Lab experiments conducted by the company complement others emerging from South Africa and other labs around the world in showing that antibodies produced by people vaccinated with their jab are less potent against the new variants.
This is to be expected given they have a number of mutations that appear to help these viruses escape our immune response.
While we'd all hoped the first generation of vaccines would be perfectly effective against Covid-19, we can't stop the virus evolving and it was always assumed we might need to change our game.
The good news for us in the UK right now is that Moderna's experiments suggest their vaccine will work perfectly well against the more infectious B.1.1.7 variant that's causing the UKs' current coronavirus surge.

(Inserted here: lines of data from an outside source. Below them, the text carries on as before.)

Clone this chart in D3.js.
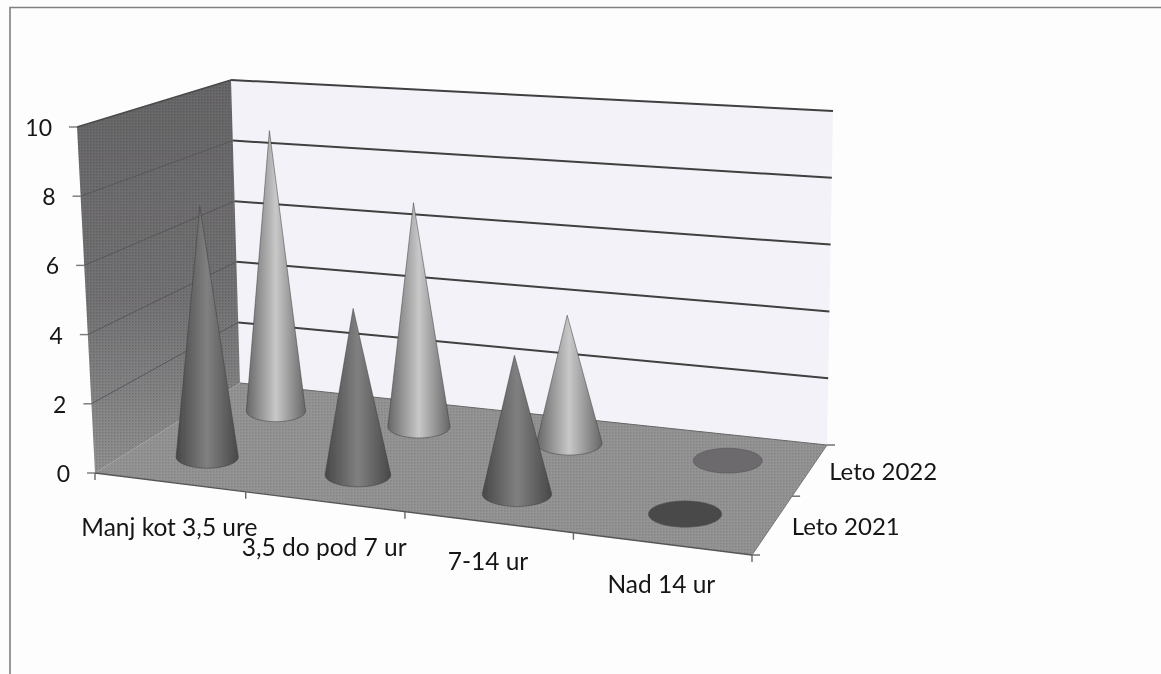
<!DOCTYPE html>
<html>
<head>
<meta charset="utf-8">
<script src="https://cdn.jsdelivr.net/npm/d3@7"></script>
<style>
    html, body { margin: 0; padding: 0; background: #fdfdfd; overflow: hidden; }
    text { font-family: "Lato", "Open Sans", sans-serif; fill: #161616; }
</style>
</head>
<body>
<div id="chart"></div>
<script>
// data
const categories = ["Manj kot 3,5 ure", "3,5 do pod 7 ur", "7-14 ur", "Nad 14 ur"];
const seriesNames = ["Leto 2021", "Leto 2022"];
const leto2021 = [7.4, 4.8, 3.9, 0];
const leto2022 = [8.85, 6.9, 3.85, 0];
const yTicks = [0, 2, 4, 6, 8, 10];

const width = 1161, height = 674;

// screen position of the box corners (topFR is hidden, estimated from the other edges)
const floorFL = [95, 473], floorFR = [752, 555], floorBR = [827, 445], floorBL = [240, 383];
const topFL = [77, 127], topFR = [765, 174], topBR = [833, 111], topBL = [231, 80];

// square -> quad homography
function quadMatrix(p0, p1, p2, p3) {
    const dx1 = p1[0] - p2[0], dx2 = p3[0] - p2[0], sx = p0[0] - p1[0] + p2[0] - p3[0];
    const dy1 = p1[1] - p2[1], dy2 = p3[1] - p2[1], sy = p0[1] - p1[1] + p2[1] - p3[1];
    const den = dx1 * dy2 - dx2 * dy1;
    const g = (sx * dy2 - dx2 * sy) / den;
    const h = (dx1 * sy - sx * dy1) / den;
    const a = p1[0] - p0[0] + g * p1[0], b = p3[0] - p0[0] + h * p3[0];
    const d = p1[1] - p0[1] + g * p1[1], e = p3[1] - p0[1] + h * p3[1];
    return (u, v) => {
        const w = g * u + h * v + 1;
        return [(a * u + b * v + p0[0]) / w, (d * u + e * v + p0[1]) / w];
    };
}
const floorAt = quadMatrix(floorFL, floorFR, floorBR, floorBL);
const topAt = quadMatrix(topFL, topFR, topBR, topBL);

// scales: category -> u, series -> v, value -> share of the wall height
const uScale = d3.scaleBand().domain(categories).range([0, 1]);
const vScale = d3.scaleBand().domain(seriesNames).range([0, 1]);
const hScale = d3.scaleLinear().domain([0, 10]).range([0, 1]);

function project(u, v, value) {
    const p = floorAt(u, v), q = topAt(u, v), h = hScale(value);
    return [p[0] + h * (q[0] - p[0]), p[1] + h * (q[1] - p[1])];
}

const line = d3.line();

const svg = d3.select("#chart").append("svg")
    .attr("width", width)
    .attr("height", height)
    .style("display", "block");

const defs = svg.append("defs");

defs.append("filter").attr("id", "scan")
    .attr("x", 0).attr("y", 0).attr("width", 1).attr("height", 1)
    .append("feGaussianBlur").attr("stdDeviation", 0.55);

function dotPattern(id, base, dot) {
    const p = defs.append("pattern").attr("id", id)
        .attr("width", 3).attr("height", 3)
        .attr("patternUnits", "userSpaceOnUse");
    p.append("rect").attr("width", 3).attr("height", 3).attr("fill", base);
    p.append("rect").attr("width", 1.5).attr("height", 1.5).attr("fill", dot);
}
dotPattern("floorDots", "#949494", "#858585");
dotPattern("wallDots", "rgba(0,0,0,0)", "rgba(0,0,0,0.14)");

const wallGrad = defs.append("linearGradient").attr("id", "wallGrad")
    .attr("gradientUnits", "userSpaceOnUse")
    .attr("x1", 0).attr("y1", 80).attr("x2", 0).attr("y2", 473);
wallGrad.append("stop").attr("offset", 0).attr("stop-color", "#686769");
wallGrad.append("stop").attr("offset", 0.55).attr("stop-color", "#737274");
wallGrad.append("stop").attr("offset", 1).attr("stop-color", "#929192");

const g = svg.append("g").attr("filter", "url(#scan)");

g.append("rect").attr("width", width).attr("height", height).attr("fill", "#fdfdfd");

// page frame of the scan, no right edge
g.append("path")
    .attr("d", line([[10, height], [10, 7.5], [width, 7.5]]))
    .attr("fill", "none")
    .attr("stroke", "#7f7f7f")
    .attr("stroke-width", 1.6);

// walls and floor
g.append("path")
    .attr("d", line([topBL, topBR, floorBR, floorBL]) + "Z")
    .attr("fill", "#f3f2f8");

const sideWall = line([topFL, topBL, floorBL, floorFL]) + "Z";
g.append("path").attr("d", sideWall).attr("fill", "url(#wallGrad)");
g.append("path").attr("d", sideWall).attr("fill", "url(#wallDots)");

g.append("path")
    .attr("d", line([floorFL, floorFR, floorBR, floorBL]) + "Z")
    .attr("fill", "url(#floorDots)");

// gridlines, back wall and side wall
yTicks.filter(d => d > 0).forEach(d => {
    g.append("path")
        .attr("d", line([project(0, 1, d), project(1, 1, d)]))
        .attr("fill", "none")
        .attr("stroke", "#3f3f3f")
        .attr("stroke-width", 2);
    g.append("path")
        .attr("d", line([project(0, 0, d), project(0, 1, d)]))
        .attr("fill", "none")
        .attr("stroke", d === 10 ? "#4a4a4a" : "#585659")
        .attr("stroke-width", d === 10 ? 1.6 : 1);
});

// front edge and side edge of the floor
g.append("path").attr("d", line([floorFL, floorFR])).attr("fill", "none").attr("stroke", "#555").attr("stroke-width", 1.4);
g.append("path").attr("d", line([floorFR, floorBR])).attr("fill", "none").attr("stroke", "#777").attr("stroke-width", 1);
g.append("path").attr("d", line([floorBR, floorBL])).attr("fill", "none").attr("stroke", "#666").attr("stroke-width", 1);

// value axis
yTicks.forEach(d => {
    const p = project(0, 0, d);
    g.append("path")
        .attr("d", line([[p[0] - 8, p[1]], p]))
        .attr("stroke", "#777")
        .attr("stroke-width", 1.4);
    g.append("text")
        .attr("x", p[0] - 25)
        .attr("y", p[1] + 9)
        .attr("text-anchor", "end")
        .style("font-size", "23px")
        .text(d);
});

// category axis, Excel staggers these labels
const catLabelDy = [54, 54, 48, 49];
const catTicks = d3.range(categories.length + 1).map(i => i / categories.length);
catTicks.forEach(u => {
    const p = project(u, 0, 0);
    g.append("path")
        .attr("d", line([p, [p[0], p[1] + 7]]))
        .attr("stroke", "#666")
        .attr("stroke-width", 1.4);
});
categories.forEach((c, i) => {
    const p = project(uScale(c) + uScale.bandwidth() / 2, 0, 0);
    g.append("text")
        .attr("x", p[0])
        .attr("y", p[1] + catLabelDy[i])
        .attr("text-anchor", "middle")
        .style("font-size", "24.5px")
        .text(c);
});

// series axis
d3.range(seriesNames.length + 1).map(i => i / seriesNames.length).forEach(v => {
    const p = project(1, v, 0);
    g.append("path")
        .attr("d", line([p, [p[0] + 8, p[1]]]))
        .attr("stroke", "#666")
        .attr("stroke-width", 1.4);
});
seriesNames.forEach(s => {
    const p = project(1, vScale(s) + vScale.bandwidth() / 2, 0);
    g.append("text")
        .attr("x", p[0] + 19)
        .attr("y", p[1] + 10)
        .style("font-size", "24px")
        .text(s);
});

// cones, back row first
const coneStyle = {
    "Leto 2021": { edge: "#484848", mid: "#808080", flat: "#4a4a4a" },
    "Leto 2022": { edge: "#666666", mid: "#c8c8c8", flat: "#6c6a6c" }
};
const coneLean = 0.6; // the cones lean less than the side wall does

function drawCone(category, series, value, idx) {
    const u = uScale(category) + uScale.bandwidth() / 2;
    const v = vScale(series) + vScale.bandwidth() / 2;
    const base = project(u, v, 0);
    const top = project(u, v, value);
    const tip = [base[0] + coneLean * (top[0] - base[0]), top[1]];
    // radius follows the local size of one category along the floor
    const a = project(u - 0.125, v, 0), b = project(u + 0.125, v, 0);
    const rx = 0.212 * (b[0] - a[0]);
    const ry = rx * 0.36;
    const rim = d3.range(72).map(i => {
        const t = i / 72 * 2 * Math.PI;
        return [base[0] + rx * Math.cos(t), base[1] + ry * Math.sin(t)];
    });
    const style = coneStyle[series];

    if (value === 0) {
        g.append("path")
            .attr("d", line(rim) + "Z")
            .attr("fill", style.flat)
            .attr("stroke", "#555")
            .attr("stroke-width", 0.6);
        return;
    }

    const id = "cone" + idx;
    const grad = defs.append("linearGradient").attr("id", id)
        .attr("gradientUnits", "userSpaceOnUse")
        .attr("x1", base[0] - rx).attr("y1", 0)
        .attr("x2", base[0] + rx).attr("y2", 0);
    grad.append("stop").attr("offset", 0).attr("stop-color", style.edge);
    grad.append("stop").attr("offset", 0.5).attr("stop-color", style.mid);
    grad.append("stop").attr("offset", 1).attr("stop-color", style.edge);

    g.append("path")
        .attr("d", line(d3.polygonHull(rim.concat([tip]))) + "Z")
        .attr("fill", "url(#" + id + ")")
        .attr("stroke", "#3c3c3c")
        .attr("stroke-opacity", 0.55)
        .attr("stroke-width", 0.9);
}

seriesNames.slice().reverse().forEach(s => {
    const values = s === "Leto 2021" ? leto2021 : leto2022;
    categories.forEach((c, i) => drawCone(c, s, values[i], s.slice(-2) + i));
});
</script>
</body>
</html>
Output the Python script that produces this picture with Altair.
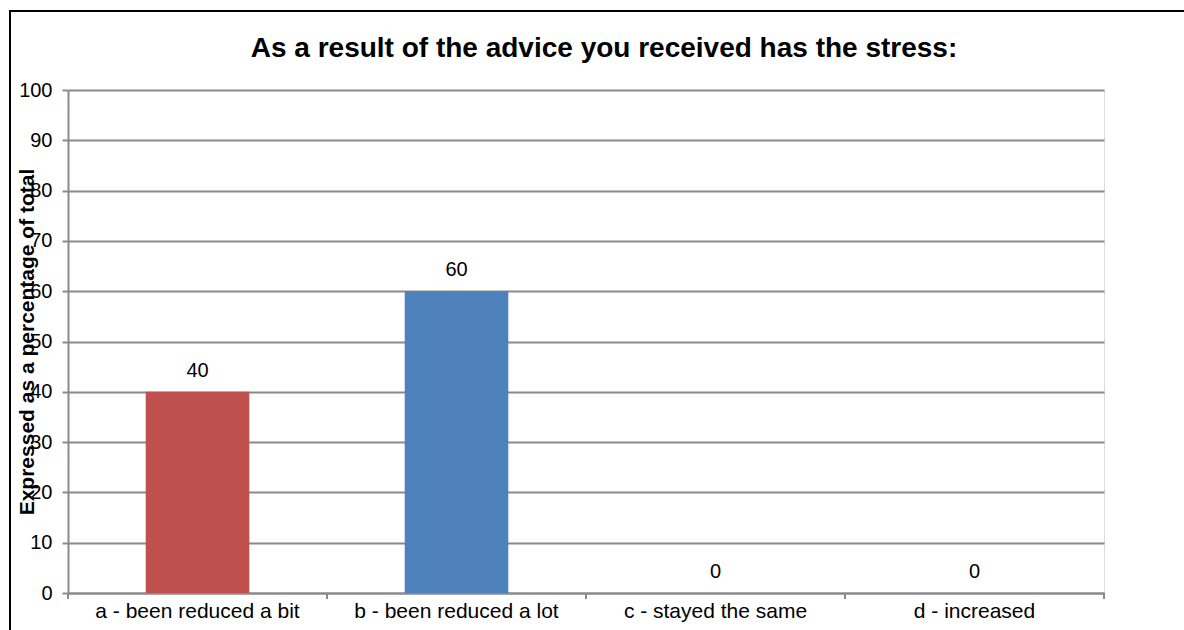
import altair as alt
import pandas as pd

categories = ["a - been reduced a bit", "b - been reduced a lot", "c - stayed the same", "d - increased"]
values = [40, 60, 0, 0]
colors = ["#C0504D", "#4F81BD", "#4F81BD", "#4F81BD"]
y_ticks = list(range(0, 101, 10))
boundaries = [0, 1, 2, 3, 4]
title_text = "As a result of the advice you received has the stress:"

W, H = 1036, 503
FONT = "Liberation Sans"
GRID = "#8A8A8A"

df = pd.DataFrame({"category": categories, "value": values, "color": colors})

x_enc = alt.X(
    "category:N",
    sort=categories,
    scale=alt.Scale(paddingInner=0.6, paddingOuter=0.3),
    axis=alt.Axis(
        title=None, labelAngle=0, ticks=False, domain=True, domainColor=GRID,
        domainWidth=2, labelFontSize=21, labelFont=FONT, labelColor="#000000",
        labelPadding=7, labelLimit=400,
    ),
)
y_enc = alt.Y(
    "value:Q",
    scale=alt.Scale(domain=[0, 100], nice=False),
    axis=alt.Axis(
        values=y_ticks, title="Expressed as a percentage of total",
        titleFont=FONT, titleFontSize=21, titleFontWeight="bold", titleColor="#000000",
        titleAngle=-90, titleX=-41, titleY=H / 2, titleBaseline="middle", titleAlign="center",
        labelFont=FONT, labelFontSize=20, labelColor="#000000", labelPadding=10,
        tickSize=6, tickColor=GRID, tickWidth=2, domainColor=GRID, domainWidth=2,
        gridColor=GRID, gridWidth=2,
    ),
)

bars = alt.Chart(df).mark_bar().encode(
    x=x_enc, y=y_enc, color=alt.Color("color:N", scale=None)
)

labels = alt.Chart(df).mark_text(
    baseline="alphabetic", dy=-15, fontSize=20, font=FONT, color="#000000"
).encode(
    x=alt.X("category:N", sort=categories),
    y=alt.Y("value:Q"),
    text=alt.Text("value:Q"),
)

main = alt.layer(bars, labels)

# category-boundary tick marks below the x axis
tick_df = pd.DataFrame({"b": boundaries})
xticks = alt.Chart(tick_df).mark_rule(color=GRID, strokeWidth=2).encode(
    x=alt.X("b:Q", scale=alt.Scale(domain=[0, 4], nice=False), axis=None),
    y=alt.value(H),
    y2=alt.value(H + 6),
)

one = pd.DataFrame({"t": [title_text]})

# chart heading, centred over the whole frame
heading = alt.Chart(one).mark_text(
    font=FONT, fontSize=28, fontWeight="bold", color="#000000",
    align="center", baseline="alphabetic",
).encode(x=alt.value(536), y=alt.value(-33), text="t:N")

# outer frame around the whole chart
frame = alt.Chart(one).mark_rect(
    fill=None, stroke="#000000", strokeWidth=2
).encode(
    x=alt.value(-58), x2=alt.value(1200), y=alt.value(-79), y2=alt.value(700)
)

chart = alt.layer(main, xticks, heading, frame).resolve_scale(x="independent").properties(
    width=W,
    height=H,
    autosize=alt.AutoSizeParams(type="none"),
    padding={"left": 68, "top": 90, "right": 80, "bottom": 37},
).configure_view(stroke=None).configure(background="#FFFFFF")

chart.save("out.html", embed_options={"renderer": "svg", "actions": False})
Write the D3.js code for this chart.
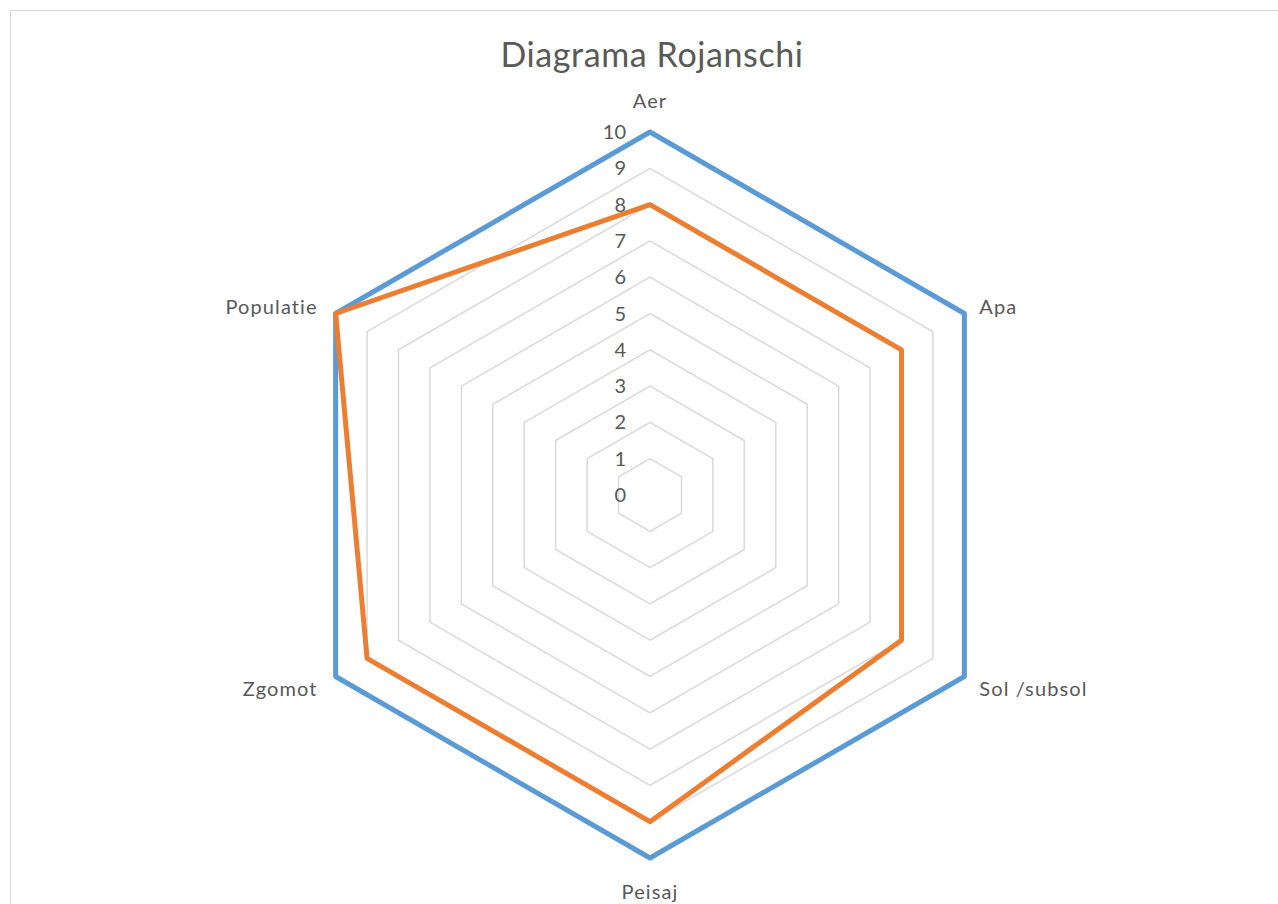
<!DOCTYPE html>
<html><head><meta charset="utf-8">
<script src="https://cdn.jsdelivr.net/npm/d3@7/dist/d3.min.js"></script>
<style>body{margin:0;background:#fff;}svg{display:block;font-family:Lato,"Open Sans",sans-serif;}</style>
</head><body>
<svg id="c" width="1278" height="904"></svg>
<script>
const categories = ["Aer","Apa","Sol /subsol","Peisaj","Zgomot","Populatie"];
const seriesMax = [10,10,10,10,10,10];
const seriesActual = [8,8,8,9,9,10];
const tickValues = [0,1,2,3,4,5,6,7,8,9,10];
const title = "Diagrama Rojanschi";

const svg = d3.select("#c");
const W = 1278, H = 904;
svg.append("rect").attr("x",10.5).attr("y",10.5).attr("width",W).attr("height",H).attr("fill","#fff").attr("stroke","#D9D9D9").attr("stroke-width",1);

const cx = 650, cy = 495, R = 363;
const r = d3.scaleLinear().domain([0,10]).range([0,R]);
const ang = d3.scalePoint().domain(categories).range([0, 2*Math.PI*(categories.length-1)/categories.length]);
const pt = (c,v)=>[cx + r(v)*Math.sin(ang(c)), cy - r(v)*Math.cos(ang(c))];

svg.append("text").attr("x",652).attr("y",67).attr("text-anchor","middle")
  .attr("font-size",34).attr("letter-spacing",0.6).attr("fill","#595959").text(title);

const line = d3.line().curve(d3.curveLinearClosed);
// gridlines
svg.append("g").selectAll("path").data(tickValues.filter(t=>t>0)).join("path")
  .attr("d",t=>line(categories.map(c=>pt(c,t))))
  .attr("fill","none").attr("stroke","#D9D9D9").attr("stroke-width",1.5);

// tick labels
svg.append("g").selectAll("text").data(tickValues).join("text")
  .attr("x",cx-24).attr("y",t=>cy - r(t)).attr("dy","0.35em")
  .attr("text-anchor","end").attr("font-size",20).attr("fill","#595959").text(t=>t);

// series
const series = [{v:seriesMax,c:"#5B9BD5"},{v:seriesActual,c:"#ED7D31"}];
svg.append("g").selectAll("path").data(series).join("path")
  .attr("d",s=>line(categories.map((c,i)=>pt(c,s.v[i]))))
  .attr("fill","none").attr("stroke",s=>s.c).attr("stroke-width",5).attr("stroke-linejoin","round");

// category labels
svg.append("g").selectAll("text").data(categories).join("text")
  .each(function(c){
    const a = ang(c), s = Math.sin(a), co = Math.cos(a);
    const [x,y] = pt(c,10);
    const t = d3.select(this);
    let anchor = Math.abs(s)<0.1 ? "middle" : (s>0 ? "start":"end");
    let dx = Math.abs(s)<0.1 ? 0 : (s>0 ? 15 : -18);
    let dy = Math.abs(s)<0.1 ? (co>0 ? -31 : 34) : (co>0 ? -7 : 12);
    t.attr("x",x+dx).attr("y",y+dy).attr("dy","0.35em").attr("text-anchor",anchor);
  })
  .attr("font-size",20).attr("letter-spacing",1.1).attr("fill","#595959").text(c=>c);
</script>
</body></html>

But it's also encouraging that big vaccine companies - and I understand Moderna isn't alone in designing new versions of its Covid-19 vaccine, it's just the first to announce it - are working now to try and get ahead of the virus.
New vaccines, especially those, like Moderna's and Pfizer's, that are based on just a stretch of the virus's RNA molecule, are simple to produce new versions of.
And because the vaccines have already been tested in big clinical trials it's possible to test the new versions in fairly simple, and short, "bridging studies."
I understand these studies can take just weeks to complete.
So, if we do end up discovering - and it definitely remains an "if" at this stage - that we will need updated vaccines, we should have them on the shelf, ready to deploy as early as this Autumn.